Which musical artists appeal to your tastes right now?

“My playlist confuses all recommendation engines, because there is no pattern. If someone asked me this question a year ago, I would have said Imagine Dragons.” 

Social networks: Hero or villain when it comes to giving you access to content?

“They are like sugar: instant pleasure, hard to avoid, many want to cut down on it, but can’t. Is sugar bad? Perhaps it is okay if you reduce your intake.” 

And are social networks like Facebook and Twitter actually media companies these days in your view, even though that is something they deny – perhaps to avoid further regulation?

“Not really. Social media is a different beast with some traits of media companies and technology platforms. Purely tech companies are less opinionated, compared to media ones with their own vision and moral standards (or agenda if you wish). 

“Having just two people expressing opinions on a polarised topic may start a fire. What about millions and even billions? 

“I am still not sure what would be the best way to go – impose more regulation or allow the space to be self-regulated.
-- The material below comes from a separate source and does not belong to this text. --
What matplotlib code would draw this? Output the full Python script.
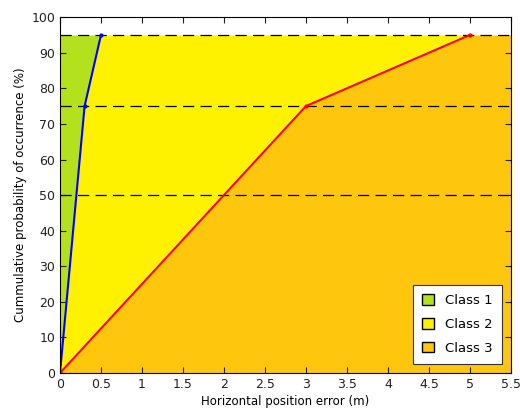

Despite all accusations, I believe social platforms do their job quite well.” 

In the digital world, algorithms rather than humans are the media gatekeepers. Do you miss the old days when the likes of journalists, critics and broadcasters played that qualitative role, or have we simply evolved to a better quantitative system?

“I cannot completely agree with the statement. I’d like to think that we always have a choice and can exercise free will. Nothing stops me from checking different perspectives, so the good old days have just been upgraded by machines.”

Finally, what does the future hold for the media space in your view – will artificial intelligence and virtual personal assistants take over to the point where we just trust the machines to tell us what we want to consume, in terms of news and entertainment?

“Yes, that sounds anti-utopian, but what if it won’t be as bad as critics imagine? We are just at the beginning of AI revolution – the unknown future thrills and frightens. Being optimistic is my way to deal with the anxiety about it.”